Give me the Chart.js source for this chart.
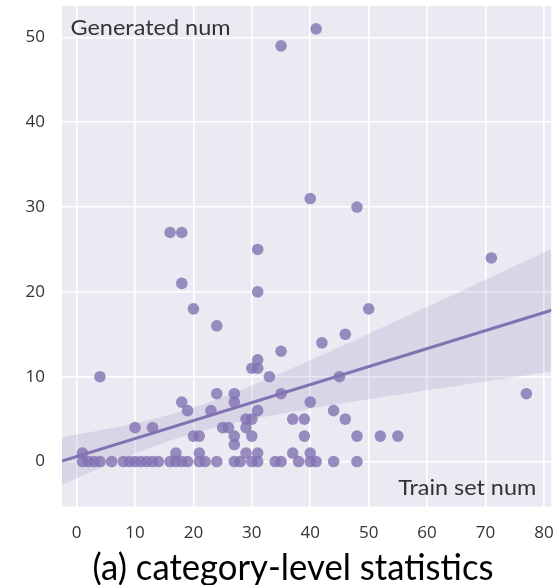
<!DOCTYPE html>
<html><head><meta charset="utf-8">
<script src="https://cdn.jsdelivr.net/npm/chart.js@4"></script>
<style>html,body{margin:0;padding:0;background:#fff;overflow:hidden}#wrap{width:557px;height:585px;position:relative}</style>
</head><body><div id="wrap"><canvas id="c" width="557" height="585"></canvas></div>
<script>
// ---- data ----
const trainNum = [
  1,2,3,4,6,8,9,10,11,12,13,14,16,17,18,19,21,22,24,27,28,30,31,34,35,38,40,41,44,48,
  1,17,21,29,31,37,40,
  27,
  20,21,27,30,39,48,52,55,
  10,13,25,26,29,
  29,30,37,39,46,
  19,23,31,44,
  18,27,40,
  24,27,35,77,
  4,33,45,
  30,31,
  31,35,42,46,24,
  20,50,
  31,18,71,31,
  16,18,
  48,40,35,41
];
const generatedNum = [
  0,0,0,0,0,0,0,0,0,0,0,0,0,0,0,0,0,0,0,0,0,0,0,0,0,0,0,0,0,0,
  1,1,1,1,1,1,1,
  2,
  3,3,3,3,3,3,3,3,
  4,4,4,4,4,
  5,5,5,5,5,
  6,6,6,6,
  7,7,7,
  8,8,8,8,
  10,10,10,
  11,11,
  12,13,14,15,16,
  18,18,
  20,21,24,25,
  27,27,
  30,31,49,51
];
const xTicks = [0,10,20,30,40,50,60,70,80];
const yTicks = [0,10,20,30,40,50];
const fitX = [-2.5, 82];
const fitY = [0.07, 17.98];
const bandX     = [-2.5, 0, 10, 20, 30, 40, 50, 60, 70, 82];
const bandUpper = [2.87, 3.17, 4.51, 6.37, 8.96, 11.95, 15.07, 18.24, 21.44, 25.29];
const bandLower = [-2.73, -1.97, 0.93, 3.31, 4.96, 6.21, 7.33, 8.40, 9.44, 10.67];
const yLabel = 'Generated num';
const xLabel = 'Train set num';
const caption = '(a) category-level statistics';

// ---- styling ----
const PURPLE = 'rgb(129,114,178)';
const TEXT = '#333';

function fitText(ctx, text, x, y, size, family, targetW, align, color) {
  ctx.save();
  ctx.font = size + 'px ' + family;
  const w = ctx.measureText(text).width;
  const sx = targetW / w;
  ctx.translate(x, y);
  ctx.scale(sx, 1);
  ctx.textAlign = align;
  ctx.textBaseline = 'alphabetic';
  ctx.fillStyle = color;
  ctx.fillText(text, 0, 0);
  ctx.restore();
}

const bgPlugin = {
  id: 'bg',
  beforeDraw(chart) {
    const {ctx, chartArea: a} = chart;
    ctx.save();
    ctx.fillStyle = '#EAEAF2';
    ctx.fillRect(a.left, a.top, a.right - a.left, a.bottom - a.top);
    ctx.restore();
  }
};
const textPlugin = {
  id: 'labels',
  afterDraw(chart) {
    const {ctx, chartArea: a} = chart;
    fitText(ctx, yLabel, a.left + 8.5, a.top + 29, 22, 'Lato', 160, 'left', TEXT);
    fitText(ctx, xLabel, a.right - 15, a.bottom - 11.5, 22, 'Lato', 138, 'right', TEXT);
    fitText(ctx, caption, 293, 580, 36, 'Lato', 401, 'center', '#000');
  }
};

const points = trainNum.map((x, i) => ({x, y: generatedNum[i]}));

new Chart(document.getElementById('c'), {
  type: 'scatter',
  data: {
    datasets: [
      {
        data: points,
        backgroundColor: 'rgba(129,114,178,0.8)',
        borderWidth: 0,
        pointRadius: 5.8,
        pointHoverRadius: 5.8
      },
      {
        data: fitX.map((x, i) => ({x, y: fitY[i]})),
        showLine: true,
        borderColor: PURPLE,
        borderWidth: 3,
        pointRadius: 0,
        fill: false
      },
      {
        data: bandX.map((x, i) => ({x, y: bandUpper[i]})),
        showLine: true,
        borderWidth: 0,
        borderColor: 'rgba(0,0,0,0)',
        pointRadius: 0,
        tension: 0.4,
        fill: '+1',
        backgroundColor: 'rgba(129,114,178,0.17)'
      },
      {
        data: bandX.map((x, i) => ({x, y: bandLower[i]})),
        showLine: true,
        borderWidth: 0,
        borderColor: 'rgba(0,0,0,0)',
        pointRadius: 0,
        tension: 0.4,
        fill: false
      }
    ]
  },
  options: {
    responsive: false,
    animation: false,
    events: [],
    layout: {padding: {top: 6, right: 0, bottom: 0, left: 0}},
    plugins: {legend: {display: false}, tooltip: {enabled: false}},
    scales: {
      x: {
        type: 'linear', min: -2.5, max: 81.25,
        afterBuildTicks(s) { s.ticks = xTicks.map(v => ({value: v})); },
        afterFit(s) { s.height = 78.5; s.paddingLeft = 0; s.paddingRight = 0; },
        grid: {color: '#fff', lineWidth: 1.6, drawTicks: false},
        border: {display: false},
        ticks: {font: {family: '"Open Sans"', size: 17}, color: TEXT, padding: 16, maxRotation: 0}
      },
      y: {
        type: 'linear', min: -5.3, max: 53.7,
        afterBuildTicks(s) { s.ticks = yTicks.map(v => ({value: v})); },
        afterFit(s) { s.width = 62; s.paddingTop = 0; s.paddingBottom = 0; },
        grid: {color: '#fff', lineWidth: 1.6, drawTicks: false},
        border: {display: false},
        ticks: {font: {family: '"Open Sans"', size: 17}, color: TEXT, padding: 17}
      }
    }
  },
  plugins: [bgPlugin, textPlugin]
});
</script>
</body></html>
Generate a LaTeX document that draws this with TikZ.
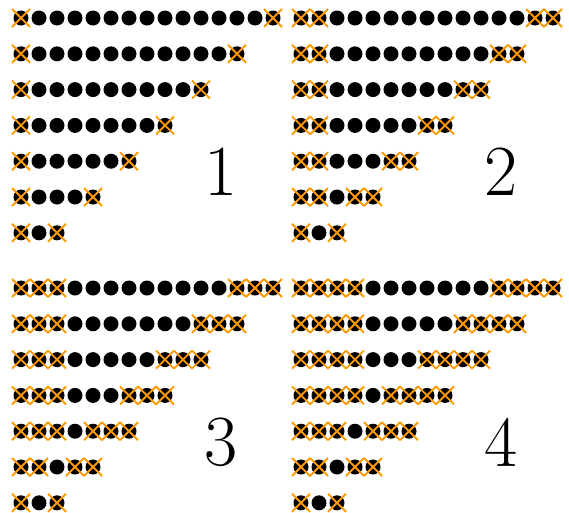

**DIRECTION**
Quote the data above in full, leaving out the pictures it holds.

**THE ANSWER**
Give me the Chart.js source for this chart.
<!DOCTYPE html>
<html><head><meta charset="utf-8">
<script src="https://cdn.jsdelivr.net/npm/chart.js@4"></script>
<style>html,body{margin:0;padding:0;background:#fff;overflow:hidden}#wrap{width:557px;height:585px;position:relative}</style>
</head><body><div id="wrap"><canvas id="c" width="557" height="585"></canvas></div>
<script>
// ---- data ----
const trainNum = [
  1,2,3,4,6,8,9,10,11,12,13,14,16,17,18,19,21,22,24,27,28,30,31,34,35,38,40,41,44,48,
  1,17,21,29,31,37,40,
  27,
  20,21,27,30,39,48,52,55,
  10,13,25,26,29,
  29,30,37,39,46,
  19,23,31,44,
  18,27,40,
  24,27,35,77,
  4,33,45,
  30,31,
  31,35,42,46,24,
  20,50,
  31,18,71,31,
  16,18,
  48,40,35,41
];
const generatedNum = [
  0,0,0,0,0,0,0,0,0,0,0,0,0,0,0,0,0,0,0,0,0,0,0,0,0,0,0,0,0,0,
  1,1,1,1,1,1,1,
  2,
  3,3,3,3,3,3,3,3,
  4,4,4,4,4,
  5,5,5,5,5,
  6,6,6,6,
  7,7,7,
  8,8,8,8,
  10,10,10,
  11,11,
  12,13,14,15,16,
  18,18,
  20,21,24,25,
  27,27,
  30,31,49,51
];
const xTicks = [0,10,20,30,40,50,60,70,80];
const yTicks = [0,10,20,30,40,50];
const fitX = [-2.5, 82];
const fitY = [0.07, 17.98];
const bandX     = [-2.5, 0, 10, 20, 30, 40, 50, 60, 70, 82];
const bandUpper = [2.87, 3.17, 4.51, 6.37, 8.96, 11.95, 15.07, 18.24, 21.44, 25.29];
const bandLower = [-2.73, -1.97, 0.93, 3.31, 4.96, 6.21, 7.33, 8.40, 9.44, 10.67];
const yLabel = 'Generated num';
const xLabel = 'Train set num';
const caption = '(a) category-level statistics';

// ---- styling ----
const PURPLE = 'rgb(129,114,178)';
const TEXT = '#333';

function fitText(ctx, text, x, y, size, family, targetW, align, color) {
  ctx.save();
  ctx.font = size + 'px ' + family;
  const w = ctx.measureText(text).width;
  const sx = targetW / w;
  ctx.translate(x, y);
  ctx.scale(sx, 1);
  ctx.textAlign = align;
  ctx.textBaseline = 'alphabetic';
  ctx.fillStyle = color;
  ctx.fillText(text, 0, 0);
  ctx.restore();
}

const bgPlugin = {
  id: 'bg',
  beforeDraw(chart) {
    const {ctx, chartArea: a} = chart;
    ctx.save();
    ctx.fillStyle = '#EAEAF2';
    ctx.fillRect(a.left, a.top, a.right - a.left, a.bottom - a.top);
    ctx.restore();
  }
};
const textPlugin = {
  id: 'labels',
  afterDraw(chart) {
    const {ctx, chartArea: a} = chart;
    fitText(ctx, yLabel, a.left + 8.5, a.top + 29, 22, 'Lato', 160, 'left', TEXT);
    fitText(ctx, xLabel, a.right - 15, a.bottom - 11.5, 22, 'Lato', 138, 'right', TEXT);
    fitText(ctx, caption, 293, 580, 36, 'Lato', 401, 'center', '#000');
  }
};

const points = trainNum.map((x, i) => ({x, y: generatedNum[i]}));

new Chart(document.getElementById('c'), {
  type: 'scatter',
  data: {
    datasets: [
      {
        data: points,
        backgroundColor: 'rgba(129,114,178,0.8)',
        borderWidth: 0,
        pointRadius: 5.8,
        pointHoverRadius: 5.8
      },
      {
        data: fitX.map((x, i) => ({x, y: fitY[i]})),
        showLine: true,
        borderColor: PURPLE,
        borderWidth: 3,
        pointRadius: 0,
        fill: false
      },
      {
        data: bandX.map((x, i) => ({x, y: bandUpper[i]})),
        showLine: true,
        borderWidth: 0,
        borderColor: 'rgba(0,0,0,0)',
        pointRadius: 0,
        tension: 0.4,
        fill: '+1',
        backgroundColor: 'rgba(129,114,178,0.17)'
      },
      {
        data: bandX.map((x, i) => ({x, y: bandLower[i]})),
        showLine: true,
        borderWidth: 0,
        borderColor: 'rgba(0,0,0,0)',
        pointRadius: 0,
        tension: 0.4,
        fill: false
      }
    ]
  },
  options: {
    responsive: false,
    animation: false,
    events: [],
    layout: {padding: {top: 6, right: 0, bottom: 0, left: 0}},
    plugins: {legend: {display: false}, tooltip: {enabled: false}},
    scales: {
      x: {
        type: 'linear', min: -2.5, max: 81.25,
        afterBuildTicks(s) { s.ticks = xTicks.map(v => ({value: v})); },
        afterFit(s) { s.height = 78.5; s.paddingLeft = 0; s.paddingRight = 0; },
        grid: {color: '#fff', lineWidth: 1.6, drawTicks: false},
        border: {display: false},
        ticks: {font: {family: '"Open Sans"', size: 17}, color: TEXT, padding: 16, maxRotation: 0}
      },
      y: {
        type: 'linear', min: -5.3, max: 53.7,
        afterBuildTicks(s) { s.ticks = yTicks.map(v => ({value: v})); },
        afterFit(s) { s.width = 62; s.paddingTop = 0; s.paddingBottom = 0; },
        grid: {color: '#fff', lineWidth: 1.6, drawTicks: false},
        border: {display: false},
        ticks: {font: {family: '"Open Sans"', size: 17}, color: TEXT, padding: 17}
      }
    }
  },
  plugins: [bgPlugin, textPlugin]
});
</script>
</body></html>
Generate a LaTeX document that draws this with TikZ.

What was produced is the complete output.